• **What is required**:
Tally the lines that include the word "React" and reply with nothing but the total.

• **Data listing**:
•••••

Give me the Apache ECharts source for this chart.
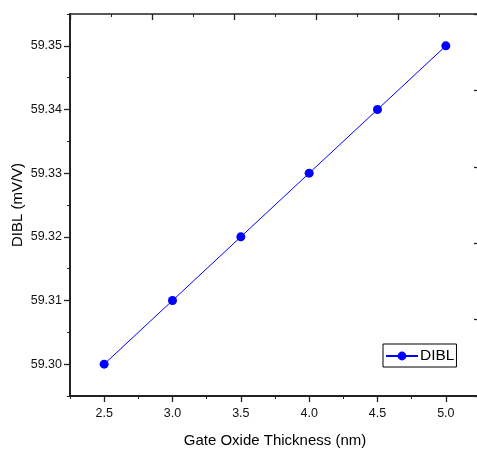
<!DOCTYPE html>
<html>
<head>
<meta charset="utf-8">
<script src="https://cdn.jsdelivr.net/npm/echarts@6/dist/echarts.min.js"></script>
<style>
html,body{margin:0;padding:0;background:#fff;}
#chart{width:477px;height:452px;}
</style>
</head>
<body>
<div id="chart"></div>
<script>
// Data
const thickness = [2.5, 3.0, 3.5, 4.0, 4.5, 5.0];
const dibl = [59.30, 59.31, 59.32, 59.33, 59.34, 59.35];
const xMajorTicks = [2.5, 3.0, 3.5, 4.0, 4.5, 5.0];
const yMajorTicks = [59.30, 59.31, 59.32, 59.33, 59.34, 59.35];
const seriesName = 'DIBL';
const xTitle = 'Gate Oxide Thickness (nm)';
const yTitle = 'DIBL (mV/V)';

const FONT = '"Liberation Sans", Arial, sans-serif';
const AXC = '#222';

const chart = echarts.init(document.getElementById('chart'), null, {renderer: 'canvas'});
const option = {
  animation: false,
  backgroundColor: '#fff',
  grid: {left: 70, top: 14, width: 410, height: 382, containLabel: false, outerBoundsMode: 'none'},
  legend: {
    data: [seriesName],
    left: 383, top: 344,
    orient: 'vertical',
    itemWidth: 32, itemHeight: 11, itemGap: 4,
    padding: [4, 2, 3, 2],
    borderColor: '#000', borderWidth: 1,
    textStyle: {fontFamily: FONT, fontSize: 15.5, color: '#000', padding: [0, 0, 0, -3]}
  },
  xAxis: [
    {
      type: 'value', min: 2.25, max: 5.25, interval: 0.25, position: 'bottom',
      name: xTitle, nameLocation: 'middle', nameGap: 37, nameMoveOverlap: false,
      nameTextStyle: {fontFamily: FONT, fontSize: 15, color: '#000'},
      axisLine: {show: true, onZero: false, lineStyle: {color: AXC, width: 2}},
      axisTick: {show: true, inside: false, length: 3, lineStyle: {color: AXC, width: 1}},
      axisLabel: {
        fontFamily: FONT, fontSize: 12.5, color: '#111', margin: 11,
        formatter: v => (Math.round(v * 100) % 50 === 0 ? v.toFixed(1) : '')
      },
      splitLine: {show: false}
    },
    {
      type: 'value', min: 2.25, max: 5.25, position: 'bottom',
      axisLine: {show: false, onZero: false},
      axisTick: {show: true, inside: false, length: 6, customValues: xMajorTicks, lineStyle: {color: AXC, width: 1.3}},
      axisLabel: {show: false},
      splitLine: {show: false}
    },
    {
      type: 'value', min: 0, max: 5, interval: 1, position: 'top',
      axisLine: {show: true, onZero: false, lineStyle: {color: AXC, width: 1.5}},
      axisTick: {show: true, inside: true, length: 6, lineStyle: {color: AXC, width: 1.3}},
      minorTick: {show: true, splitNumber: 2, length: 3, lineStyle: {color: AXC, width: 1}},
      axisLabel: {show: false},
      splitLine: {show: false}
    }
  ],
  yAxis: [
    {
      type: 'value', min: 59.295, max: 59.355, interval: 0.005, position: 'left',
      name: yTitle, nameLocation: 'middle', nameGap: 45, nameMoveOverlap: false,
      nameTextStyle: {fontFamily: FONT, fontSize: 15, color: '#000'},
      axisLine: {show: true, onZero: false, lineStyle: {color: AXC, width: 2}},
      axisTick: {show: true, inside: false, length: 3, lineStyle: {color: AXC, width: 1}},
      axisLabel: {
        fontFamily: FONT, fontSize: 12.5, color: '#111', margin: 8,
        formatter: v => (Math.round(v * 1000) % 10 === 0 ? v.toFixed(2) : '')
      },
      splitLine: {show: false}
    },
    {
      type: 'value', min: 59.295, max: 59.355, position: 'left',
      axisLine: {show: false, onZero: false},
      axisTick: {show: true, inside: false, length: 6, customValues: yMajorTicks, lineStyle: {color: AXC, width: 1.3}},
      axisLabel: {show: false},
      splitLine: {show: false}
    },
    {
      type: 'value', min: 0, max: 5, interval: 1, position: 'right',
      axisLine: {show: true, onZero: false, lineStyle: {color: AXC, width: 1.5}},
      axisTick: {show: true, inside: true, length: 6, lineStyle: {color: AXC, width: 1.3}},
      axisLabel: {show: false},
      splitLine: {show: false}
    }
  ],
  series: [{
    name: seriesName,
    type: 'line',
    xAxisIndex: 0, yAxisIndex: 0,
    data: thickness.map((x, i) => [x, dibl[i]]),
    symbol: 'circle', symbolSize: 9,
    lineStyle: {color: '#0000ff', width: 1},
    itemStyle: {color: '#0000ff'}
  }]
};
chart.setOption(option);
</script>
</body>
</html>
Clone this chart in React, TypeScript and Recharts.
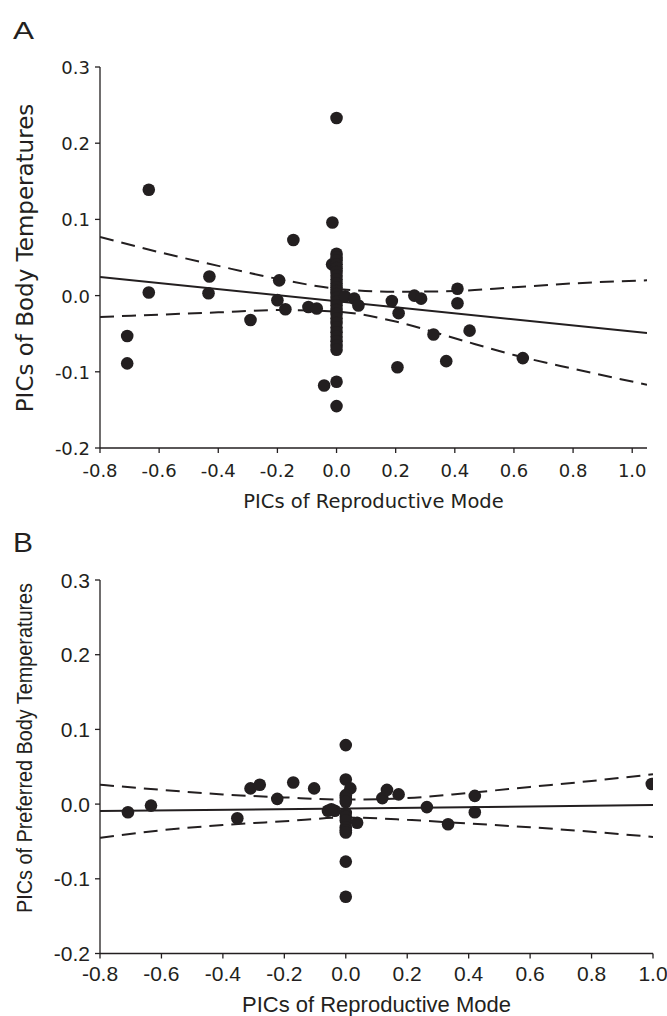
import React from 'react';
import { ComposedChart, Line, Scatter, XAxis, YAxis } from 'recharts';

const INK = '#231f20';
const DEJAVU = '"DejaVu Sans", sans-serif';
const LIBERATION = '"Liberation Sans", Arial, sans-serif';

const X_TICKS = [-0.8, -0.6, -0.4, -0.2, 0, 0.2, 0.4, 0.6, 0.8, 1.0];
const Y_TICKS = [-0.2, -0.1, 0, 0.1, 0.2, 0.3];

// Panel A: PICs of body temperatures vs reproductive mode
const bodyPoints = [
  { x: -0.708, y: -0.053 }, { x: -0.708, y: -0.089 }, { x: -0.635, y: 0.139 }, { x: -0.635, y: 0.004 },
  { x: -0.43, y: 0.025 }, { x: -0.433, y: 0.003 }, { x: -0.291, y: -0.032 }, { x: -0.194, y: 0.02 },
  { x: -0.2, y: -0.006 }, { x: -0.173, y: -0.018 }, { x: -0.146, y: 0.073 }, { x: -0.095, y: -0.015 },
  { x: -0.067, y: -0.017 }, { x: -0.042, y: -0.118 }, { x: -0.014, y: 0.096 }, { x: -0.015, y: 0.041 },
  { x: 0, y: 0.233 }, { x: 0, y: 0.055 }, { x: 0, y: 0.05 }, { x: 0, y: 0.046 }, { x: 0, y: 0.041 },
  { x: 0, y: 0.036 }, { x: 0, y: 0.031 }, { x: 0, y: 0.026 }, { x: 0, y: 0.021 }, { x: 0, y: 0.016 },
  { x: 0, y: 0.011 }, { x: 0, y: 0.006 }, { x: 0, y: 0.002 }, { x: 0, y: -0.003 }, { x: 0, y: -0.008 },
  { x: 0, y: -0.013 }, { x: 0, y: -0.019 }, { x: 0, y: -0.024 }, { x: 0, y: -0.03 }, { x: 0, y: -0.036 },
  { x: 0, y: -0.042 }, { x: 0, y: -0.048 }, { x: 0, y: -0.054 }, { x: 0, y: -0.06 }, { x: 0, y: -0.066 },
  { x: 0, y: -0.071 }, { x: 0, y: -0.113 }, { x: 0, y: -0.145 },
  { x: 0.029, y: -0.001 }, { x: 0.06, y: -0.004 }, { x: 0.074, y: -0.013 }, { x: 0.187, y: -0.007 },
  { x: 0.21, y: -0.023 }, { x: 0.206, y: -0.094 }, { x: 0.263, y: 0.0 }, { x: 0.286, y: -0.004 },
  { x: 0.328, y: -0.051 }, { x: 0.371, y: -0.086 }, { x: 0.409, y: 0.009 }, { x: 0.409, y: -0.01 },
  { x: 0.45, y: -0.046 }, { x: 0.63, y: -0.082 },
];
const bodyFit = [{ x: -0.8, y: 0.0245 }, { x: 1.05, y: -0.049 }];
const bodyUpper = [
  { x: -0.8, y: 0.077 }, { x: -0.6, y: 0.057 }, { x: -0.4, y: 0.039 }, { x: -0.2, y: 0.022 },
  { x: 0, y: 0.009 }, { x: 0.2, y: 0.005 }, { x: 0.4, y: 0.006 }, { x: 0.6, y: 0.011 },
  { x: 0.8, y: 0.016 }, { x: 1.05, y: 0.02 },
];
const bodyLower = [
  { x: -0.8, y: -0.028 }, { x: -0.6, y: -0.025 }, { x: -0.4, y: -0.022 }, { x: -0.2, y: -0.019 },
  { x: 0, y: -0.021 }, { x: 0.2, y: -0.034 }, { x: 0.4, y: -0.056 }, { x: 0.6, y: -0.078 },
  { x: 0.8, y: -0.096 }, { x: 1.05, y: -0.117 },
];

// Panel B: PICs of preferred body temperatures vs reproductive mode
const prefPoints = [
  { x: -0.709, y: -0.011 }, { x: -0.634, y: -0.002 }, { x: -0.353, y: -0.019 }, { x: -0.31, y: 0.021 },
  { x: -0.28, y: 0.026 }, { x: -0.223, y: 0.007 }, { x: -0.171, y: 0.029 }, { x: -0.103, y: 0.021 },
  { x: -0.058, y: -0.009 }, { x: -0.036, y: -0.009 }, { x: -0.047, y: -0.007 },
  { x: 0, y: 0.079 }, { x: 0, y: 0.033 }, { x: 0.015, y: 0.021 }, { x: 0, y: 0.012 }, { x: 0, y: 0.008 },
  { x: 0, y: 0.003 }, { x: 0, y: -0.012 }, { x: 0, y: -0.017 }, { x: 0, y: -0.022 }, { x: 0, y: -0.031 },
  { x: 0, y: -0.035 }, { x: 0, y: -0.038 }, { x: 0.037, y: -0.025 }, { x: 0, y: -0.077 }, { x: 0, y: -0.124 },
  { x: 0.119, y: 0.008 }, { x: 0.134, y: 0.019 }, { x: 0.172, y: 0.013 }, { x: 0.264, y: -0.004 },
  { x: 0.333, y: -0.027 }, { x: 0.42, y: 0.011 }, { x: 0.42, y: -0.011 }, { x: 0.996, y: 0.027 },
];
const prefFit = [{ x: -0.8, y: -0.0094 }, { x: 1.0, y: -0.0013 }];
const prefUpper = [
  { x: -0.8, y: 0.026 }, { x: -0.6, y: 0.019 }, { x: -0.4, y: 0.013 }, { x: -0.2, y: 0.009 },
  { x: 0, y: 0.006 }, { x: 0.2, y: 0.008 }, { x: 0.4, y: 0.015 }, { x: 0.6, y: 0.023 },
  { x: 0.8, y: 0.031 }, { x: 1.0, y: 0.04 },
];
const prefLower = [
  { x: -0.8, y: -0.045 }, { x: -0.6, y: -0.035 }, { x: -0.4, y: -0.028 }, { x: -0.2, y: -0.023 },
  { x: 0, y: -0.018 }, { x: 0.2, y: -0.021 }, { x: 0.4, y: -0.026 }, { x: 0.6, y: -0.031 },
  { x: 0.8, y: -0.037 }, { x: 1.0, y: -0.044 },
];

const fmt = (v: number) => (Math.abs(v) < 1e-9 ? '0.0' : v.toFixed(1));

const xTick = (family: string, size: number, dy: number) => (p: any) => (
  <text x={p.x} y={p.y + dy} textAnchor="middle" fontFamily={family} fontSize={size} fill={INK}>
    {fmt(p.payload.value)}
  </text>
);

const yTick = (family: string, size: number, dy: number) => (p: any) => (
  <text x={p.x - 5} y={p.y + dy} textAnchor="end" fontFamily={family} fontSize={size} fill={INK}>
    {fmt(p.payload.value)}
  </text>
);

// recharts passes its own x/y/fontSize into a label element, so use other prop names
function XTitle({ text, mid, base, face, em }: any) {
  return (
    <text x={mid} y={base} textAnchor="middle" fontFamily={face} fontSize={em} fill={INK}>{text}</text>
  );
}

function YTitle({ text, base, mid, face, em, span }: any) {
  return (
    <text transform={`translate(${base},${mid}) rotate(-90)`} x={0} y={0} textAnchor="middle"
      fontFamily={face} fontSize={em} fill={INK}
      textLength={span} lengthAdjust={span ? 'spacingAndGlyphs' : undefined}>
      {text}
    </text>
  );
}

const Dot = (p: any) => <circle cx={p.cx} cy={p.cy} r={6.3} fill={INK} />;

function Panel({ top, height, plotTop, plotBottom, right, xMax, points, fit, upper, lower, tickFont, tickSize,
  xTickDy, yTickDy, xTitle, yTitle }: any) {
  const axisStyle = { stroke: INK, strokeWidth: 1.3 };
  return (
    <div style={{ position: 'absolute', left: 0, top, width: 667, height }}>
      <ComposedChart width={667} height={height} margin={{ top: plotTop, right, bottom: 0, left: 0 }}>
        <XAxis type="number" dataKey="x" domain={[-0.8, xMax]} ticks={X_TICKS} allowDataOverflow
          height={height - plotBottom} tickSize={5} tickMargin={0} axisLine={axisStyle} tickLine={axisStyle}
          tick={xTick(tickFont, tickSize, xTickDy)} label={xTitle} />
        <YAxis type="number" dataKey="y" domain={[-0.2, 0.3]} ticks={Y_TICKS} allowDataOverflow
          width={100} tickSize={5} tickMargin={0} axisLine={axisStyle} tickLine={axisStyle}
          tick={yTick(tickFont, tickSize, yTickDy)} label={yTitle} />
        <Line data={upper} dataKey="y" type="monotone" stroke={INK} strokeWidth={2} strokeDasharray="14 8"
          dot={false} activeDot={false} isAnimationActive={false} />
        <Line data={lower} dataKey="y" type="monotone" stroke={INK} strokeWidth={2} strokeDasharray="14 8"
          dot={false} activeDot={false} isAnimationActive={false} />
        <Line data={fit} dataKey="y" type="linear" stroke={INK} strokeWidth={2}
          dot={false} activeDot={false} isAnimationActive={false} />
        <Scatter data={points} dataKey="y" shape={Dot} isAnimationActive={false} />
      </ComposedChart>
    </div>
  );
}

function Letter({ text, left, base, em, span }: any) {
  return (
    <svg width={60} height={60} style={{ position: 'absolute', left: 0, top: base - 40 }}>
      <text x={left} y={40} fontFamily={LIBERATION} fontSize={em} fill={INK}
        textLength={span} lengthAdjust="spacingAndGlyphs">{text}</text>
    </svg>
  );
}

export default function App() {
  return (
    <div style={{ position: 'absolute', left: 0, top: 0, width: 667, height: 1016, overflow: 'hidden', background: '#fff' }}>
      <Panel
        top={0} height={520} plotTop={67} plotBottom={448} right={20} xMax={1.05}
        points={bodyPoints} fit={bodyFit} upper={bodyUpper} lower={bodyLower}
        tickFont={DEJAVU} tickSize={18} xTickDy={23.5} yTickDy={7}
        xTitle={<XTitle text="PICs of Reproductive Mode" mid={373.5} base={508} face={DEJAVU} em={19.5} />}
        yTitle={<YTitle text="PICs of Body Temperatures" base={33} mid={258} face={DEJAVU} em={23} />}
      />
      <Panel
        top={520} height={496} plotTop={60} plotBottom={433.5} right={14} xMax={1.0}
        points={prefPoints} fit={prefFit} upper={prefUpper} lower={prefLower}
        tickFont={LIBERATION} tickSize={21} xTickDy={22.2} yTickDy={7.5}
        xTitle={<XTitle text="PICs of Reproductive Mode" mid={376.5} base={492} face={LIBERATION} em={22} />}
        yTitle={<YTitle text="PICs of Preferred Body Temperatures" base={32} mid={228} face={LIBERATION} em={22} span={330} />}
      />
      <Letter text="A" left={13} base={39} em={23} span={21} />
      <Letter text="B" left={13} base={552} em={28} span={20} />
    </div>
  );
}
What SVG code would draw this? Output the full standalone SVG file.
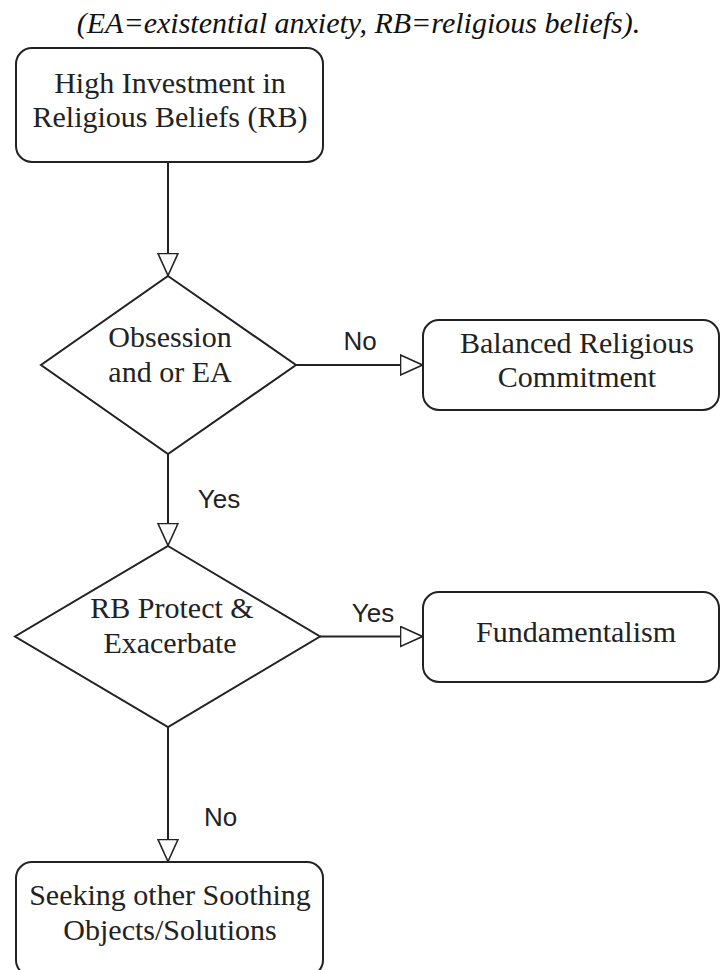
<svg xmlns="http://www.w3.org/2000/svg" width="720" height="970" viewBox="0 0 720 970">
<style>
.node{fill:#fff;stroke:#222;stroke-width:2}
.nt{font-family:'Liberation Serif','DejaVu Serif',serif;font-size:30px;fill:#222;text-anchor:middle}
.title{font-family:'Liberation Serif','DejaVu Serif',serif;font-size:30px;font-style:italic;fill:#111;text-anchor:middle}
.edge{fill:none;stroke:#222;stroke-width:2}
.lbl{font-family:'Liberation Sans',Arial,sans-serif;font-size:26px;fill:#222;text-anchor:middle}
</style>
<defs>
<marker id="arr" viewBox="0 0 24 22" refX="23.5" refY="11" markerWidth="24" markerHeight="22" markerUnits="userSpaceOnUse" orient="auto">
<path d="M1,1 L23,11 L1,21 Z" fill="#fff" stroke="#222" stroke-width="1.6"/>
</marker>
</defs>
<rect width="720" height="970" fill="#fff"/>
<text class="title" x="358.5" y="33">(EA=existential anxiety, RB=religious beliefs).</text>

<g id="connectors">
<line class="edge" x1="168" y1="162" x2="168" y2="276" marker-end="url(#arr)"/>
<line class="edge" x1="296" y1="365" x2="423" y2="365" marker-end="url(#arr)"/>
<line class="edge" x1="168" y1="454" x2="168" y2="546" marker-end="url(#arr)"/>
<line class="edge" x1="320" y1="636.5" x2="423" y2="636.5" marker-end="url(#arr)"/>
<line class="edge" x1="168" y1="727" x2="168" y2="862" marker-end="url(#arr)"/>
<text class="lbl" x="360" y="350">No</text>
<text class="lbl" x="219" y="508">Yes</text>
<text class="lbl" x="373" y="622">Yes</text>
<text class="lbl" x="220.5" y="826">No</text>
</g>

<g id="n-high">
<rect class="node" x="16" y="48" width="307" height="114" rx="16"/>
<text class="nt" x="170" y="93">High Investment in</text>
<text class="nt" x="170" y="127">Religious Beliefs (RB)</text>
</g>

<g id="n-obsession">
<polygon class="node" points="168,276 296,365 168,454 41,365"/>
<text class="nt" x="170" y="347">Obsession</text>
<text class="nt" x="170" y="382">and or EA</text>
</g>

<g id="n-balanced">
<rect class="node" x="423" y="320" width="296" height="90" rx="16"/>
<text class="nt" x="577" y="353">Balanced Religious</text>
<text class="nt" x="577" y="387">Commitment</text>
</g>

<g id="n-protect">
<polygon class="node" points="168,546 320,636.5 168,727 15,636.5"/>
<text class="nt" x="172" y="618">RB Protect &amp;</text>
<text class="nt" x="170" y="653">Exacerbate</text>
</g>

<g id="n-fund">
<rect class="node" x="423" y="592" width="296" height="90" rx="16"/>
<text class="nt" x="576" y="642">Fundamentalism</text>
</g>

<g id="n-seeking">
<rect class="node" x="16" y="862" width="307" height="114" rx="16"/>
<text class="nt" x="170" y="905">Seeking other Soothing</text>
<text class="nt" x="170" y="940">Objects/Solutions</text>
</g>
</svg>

•••••

• **Finished task**:
2